Some critics say PoW is outdated. But outdated doesn’t mean broken. Bitcoin’s security model has survived crashes, bans, hacks, and skepticism. It’s been tested by millions of users and billions of dollars in mining investment. No other consensus mechanism has come close to matching its track record.
Proof of Work isn’t elegant. It’s not efficient. But it’s brutally effective. It turns trust into math. And math doesn’t lie.
Can Bitcoin be hacked through a 51% attack?
Technically, yes - but it’s economically impossible. A 51% attack would require controlling more than half of Bitcoin’s global hashrate, which as of late 2023 was over 600 exahashes per second. The estimated cost to sustain such an attack for one month is around $15.8 billion. Even if someone managed it, the attack would collapse Bitcoin’s price, making the effort worthless. No successful 51% attack has ever occurred on Bitcoin’s main chain.
Why doesn’t Bitcoin switch to Proof of Stake to save energy?
Because PoW’s security comes from real-world resources - electricity and hardware - not digital tokens. In Proof of Stake, security depends on who owns the most coins. That creates a vulnerability: if one entity accumulates enough coins, they can dominate the network. Bitcoin’s community believes that physical, irreversible costs are a stronger foundation for a global reserve asset than digital ownership. Switching to PoS would undermine the core value proposition of Bitcoin as a trustless, censorship-resistant system.
How does the difficulty adjustment keep Bitcoin stable?
Bitcoin adjusts its mining difficulty every 2,016 blocks - roughly every two weeks - based on how fast blocks were mined in the previous cycle. If miners join and the network gets faster, the difficulty increases so blocks still take about 10 minutes. If miners leave, difficulty drops. This ensures consistent block production, which maintains predictable transaction confirmation times and keeps the network’s security level stable regardless of hashrate changes.
Is Bitcoin mining really bad for the environment?
It uses a lot of electricity - about 121 TWh per year - but a growing portion comes from renewable sources. As of late 2023, 48.1% of Bitcoin mining used renewables, and some estimates suggest over 53% of its energy comes from carbon-free sources, including hydro, wind, and stranded gas. Many miners now operate where electricity is underused or wasted, turning excess energy into security. Compared to traditional banking systems or gold mining, Bitcoin’s environmental footprint is increasingly optimized - and it’s tied directly to its security.
What happens to Bitcoin’s security after all coins are mined?

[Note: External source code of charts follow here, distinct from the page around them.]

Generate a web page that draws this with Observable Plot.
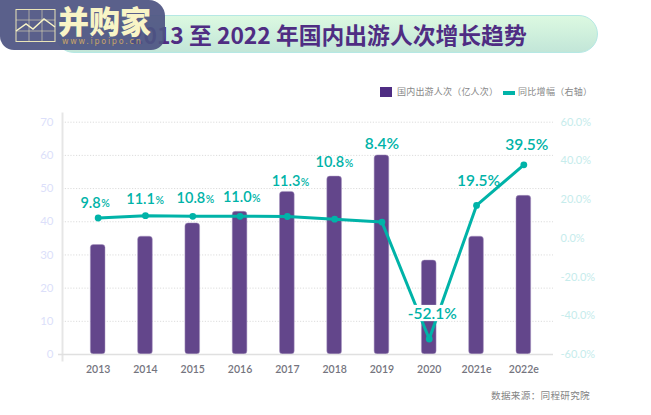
<!DOCTYPE html>
<html lang="zh">
<head>
<meta charset="utf-8">
<script src="https://cdn.jsdelivr.net/npm/d3@7"></script>
<script src="https://cdn.jsdelivr.net/npm/@observablehq/plot@0.6"></script>
<style>
  html, body { margin: 0; padding: 0; background: #fff; }
  #page { position: relative; width: 651px; height: 415px; overflow: hidden; font-family: "Noto Sans CJK SC", sans-serif; }
  #header { position: relative; height: 105px; }
  #pill { position: absolute; left: 55px; top: 15px; width: 541px; height: 36px; border: 1px solid #b5e8e4; border-radius: 19px;
          background: linear-gradient(#dcf9e1, #c2e6d8); }
  #title { position: absolute; left: 130px; top: 16px; line-height: 38px; font-size: 22.8px; font-weight: 700; color: #4f2d83; white-space: pre; }
  #logo { position: absolute; left: 0; top: 0; width: 165px; height: 50px; background: rgba(78, 84, 130, .93); border-radius: 0 16px 14px 14px; }
  #logoName { position: absolute; left: 58px; top: 0; font-size: 31px; line-height: 40px; font-weight: 900; color: #f8f4c6; white-space: pre; }
  #logoUrl { position: absolute; left: 62px; top: 37px; font: 8px/10px "DejaVu Sans", sans-serif; letter-spacing: 1.75px; color: #c8a468; white-space: pre; }
  #logo svg { position: absolute; left: 15px; top: 8px; }
  .lg { position: absolute; top: 85px; font-size: 9px; line-height: 13px; color: #888; white-space: pre; }
  .sw { position: absolute; }
  #source { position: absolute; right: 61px; top: 388px; font-size: 9.6px; line-height: 14px; color: #848484; letter-spacing: .3px; }
  #chart svg { display: block; }
</style>
</head>
<body>
<div id="page">
  <div id="header">
    <div id="pill"></div>
    <div id="title">2013 至 2022 年国内出游人次增长趋势</div>
    <div id="logo">
      <svg width="42" height="36" viewBox="0 0 42 36" fill="none" stroke="#e9e4b8">
        <rect x="1" y="1.5" width="39" height="32" stroke-width="1"/>
        <path d="M1 12H40M1 23H40M14 1.5V33.5M27 1.5V33.5" stroke-width=".8" opacity=".7"/>
        <path d="M1 23L11 16L18 21L29 11L40 19" stroke="#f8f4c6" stroke-width="1.5"/>
      </svg>
      <div id="logoName">并购家</div>
      <div id="logoUrl">www.ipoipo.cn</div>
    </div>
    <div class="sw" style="left:380px;top:87px;width:12px;height:10px;background:#4f2d83"></div>
    <div class="lg" style="left:397px;letter-spacing:.2px">国内出游人次（亿人次）</div>
    <div class="sw" style="left:503px;top:91px;width:12px;height:4px;background:#00b3a8"></div>
    <div class="lg" style="left:518px;letter-spacing:.3px">同比增幅（右轴）</div>
  </div>
  <div id="chart"></div>
  <div id="source">数据来源：同程研究院</div>
</div>
<script>
const years = ["2013","2014","2015","2016","2017","2018","2019","2020","2021e","2022e"];
const trips = [33, 35.5, 39.5, 43, 49, 53.6, 60, 28.3, 35.5, 47.8];
const growthDrawn = [10.5, 11.7, 11.4, 11.4, 11.3, 9.9, 8.4, -52, 17, 38];
const growthText = ["9.8","11.1","10.8","11.0","11.3","10.8","8.4","-52.1","19.5","39.5"];
const leftTicks = [0,10,20,30,40,50,60,70];
const rightTicks = [-60,-40,-20,0,20,40,60];

// right axis (-60..60 %) shares the frame of the left axis (0..70)
const toLeft = v => (v + 60) / 120 * 70;
const toRight = v => Math.round(v / 70 * 120 - 60);

const teal = "#00b3a8";
const table = years.map((year, i) => ({year, trips: trips[i], growth: toLeft(growthDrawn[i]), label: growthText[i]}));

// Label placement around each point
const seam = [2.5, 9.5, 12.5, 11.5, 13, 9.5, 0, 3, 2, 3];
const lift = [-15, -16, -18, -19, -35, -57, -78, -25, -24, -20];

const labelMarks = table.flatMap((d, i) => {
  const base = {x: "year", y: "growth", dy: lift[i], fill: teal, fontWeight: 600};
  if (i >= 6) {
    return [Plot.text([d], {...base, text: r => `${r.label}%`, dx: seam[i], fontSize: 15.5})];
  }
  return [
    Plot.text([d], {...base, text: "label", dx: seam[i], textAnchor: "end", fontSize: 14.5}),
    Plot.text([d], {...base, text: () => "%", dx: seam[i] + .5, textAnchor: "start", fontSize: 10.5, dy: lift[i] + 1})
  ];
});

const chart = Plot.plot({
  width: 651,
  height: 310,
  marginLeft: 62,
  marginRight: 98,
  marginTop: 8,
  marginBottom: 55,
  style: {fontFamily: "Lato, sans-serif", background: "transparent", overflow: "visible"},
  x: {domain: years, range: [57.7, 563.3], padding: 0.69, round: false, label: null},
  y: {domain: [0, 70], range: [249, 16.7], label: null},
  marks: [
    Plot.gridY(leftTicks.slice(1), {stroke: "#dcdcdc", strokeOpacity: 1, strokeDasharray: "1.2 1.6"}),
    Plot.barY(table, {x: "year", y: "trips", fill: "#63468b", stroke: "#a897c0", strokeWidth: .5, r: 3}),
    Plot.frame({anchor: "left", stroke: "#e6e6e6", strokeWidth: 2}),
    Plot.ruleY([0], {stroke: "#e0e0e0", strokeWidth: 1.5, insetLeft: -4}),
    Plot.axisY({ticks: leftTicks, tickSize: 0, tickPadding: 9, fill: "#dcdffa", fontSize: 11.5, label: null}),
    Plot.axisY({ticks: rightTicks.map(toLeft), anchor: "right", tickSize: 0, tickPadding: 7, fill: "#c6ecec", fontSize: 11, label: null,
      tickFormat: d => `${toRight(d).toFixed(1)}%`}),
    Plot.axisX({tickSize: 0, tickPadding: 5, fill: "#74747e", fontSize: 10.5, fontWeight: 600, label: null}),
    Plot.line(table, {x: "year", y: "growth", stroke: teal, strokeWidth: 3, curve: "linear"}),
    Plot.dot(table, {x: "year", y: "growth", fill: teal, r: 3.4}),
    // white plate behind the -52.1% label, which interrupts the line as in the reference
    Plot.barY(table.filter(d => d.year === "2020"), {x: "year", y1: () => 9.9, y2: () => 14.8, fill: "white", insetLeft: -17, insetRight: -14}),
    ...labelMarks
  ]
});
document.getElementById("chart").append(chart);
</script>
</body>
</html>
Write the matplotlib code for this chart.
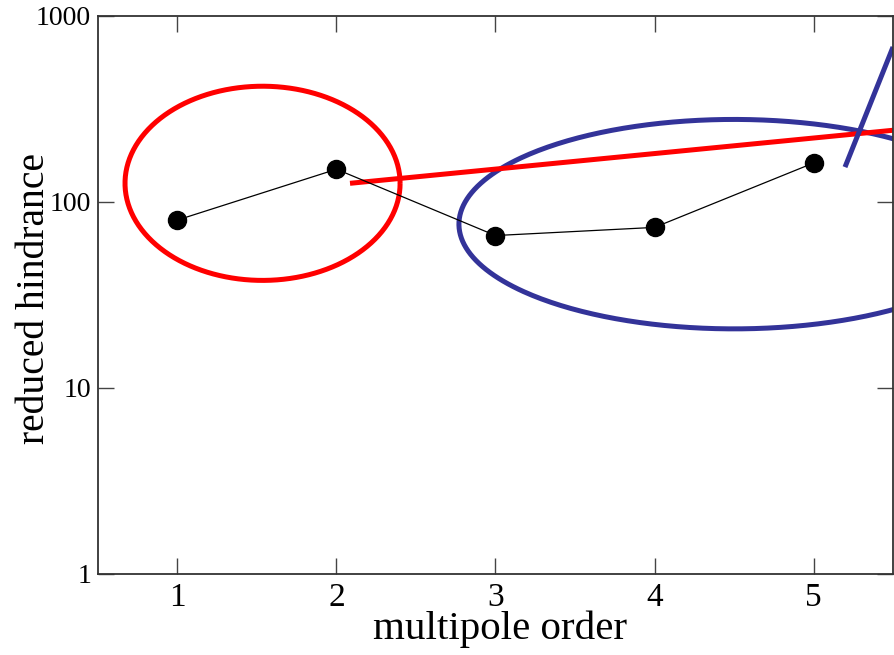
import numpy as np
import matplotlib
matplotlib.use("Agg")
import matplotlib.pyplot as plt
from matplotlib.ticker import FixedLocator, NullLocator, FixedFormatter

# Reduced hindrance versus multipole order
order = [1, 2, 3, 4, 5]
hindrance = [80, 150, 66, 73, 162]

x_ticks = [1, 2, 3, 4, 5]
y_ticks = [1, 10, 100, 1000]
y_tick_labels = ["1", "10", "100", "1000"]

# Highlight ellipses: (x centre, y centre, x half-width, half-height in decades)
red_ellipse = (1.535, 126, 0.865, 0.522)
blue_ellipse = (4.5, 76, 1.73, 0.563)

# Guide lines (x values, y values)
red_line_x = [2.085, 5.5]
red_line_y = [126, 243]
blue_line_x = [5.198, 5.5]
blue_line_y = [154, 681]

RED = "#ff0000"
BLUE = "#333399"

plt.rcParams["font.family"] = ["Liberation Serif", "DejaVu Serif"]

fig = plt.figure(figsize=(8.94, 6.55), dpi=100)
ax = fig.add_axes([0.1096, 0.1237, 0.8893, 0.8519])

ax.set_yscale("log")
ax.set_xlim(0.5, 5.5)
ax.set_ylim(1, 1000)

ax.plot(order, hindrance, color="black", lw=0.9, marker="o",
        markersize=13, markerfacecolor="black", markeredgecolor="black", zorder=3)


def draw_ellipse(params, color):
    cx, cy, a, b = params
    t = np.linspace(0, 2 * np.pi, 400)
    xs = cx + a * np.cos(t)
    ys = 10 ** (np.log10(cy) + b * np.sin(t))
    ax.plot(xs, ys, color=color, lw=3.6, solid_capstyle="butt", zorder=2)


draw_ellipse(red_ellipse, RED)
draw_ellipse(blue_ellipse, BLUE)
ax.plot(red_line_x, red_line_y, color=RED, lw=3.6, solid_capstyle="butt", zorder=2)
ax.plot(blue_line_x, blue_line_y, color=BLUE, lw=3.6, solid_capstyle="butt", zorder=2)

ax.xaxis.set_major_locator(FixedLocator(x_ticks))
ax.yaxis.set_major_locator(FixedLocator(y_ticks))
ax.yaxis.set_major_formatter(FixedFormatter(y_tick_labels))
ax.yaxis.set_minor_locator(NullLocator())
ax.xaxis.set_minor_locator(NullLocator())

ax.tick_params(axis="both", which="major", direction="in", length=11.5,
               width=1.0, color="#444444", top=True, right=True)
ax.tick_params(axis="x", labelsize=24, pad=6)
ax.tick_params(axis="y", labelsize=20, pad=5)
for s in ax.spines.values():
    s.set_linewidth(1.3)
    s.set_color("#333333")

ax.set_xlabel("multipole order", fontsize=29.5)
ax.set_ylabel("reduced hindrance", fontsize=28.5)
ax.xaxis.set_label_coords(0.506, -0.066)
ax.yaxis.set_label_coords(-0.057, 0.494)

fig.savefig("out.png", dpi=100)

After the last Bitcoin is mined (expected around 2140), miners will rely solely on transaction fees for income. But the security model doesn’t change. The cost of attacking the network remains tied to the total hashrate, which will still be massive. As long as users pay fees to prioritize their transactions, miners will keep securing the network. The incentive shifts from new coins to fees - but the economic barrier to attack remains high. There’s no reason to believe this will weaken Bitcoin’s security.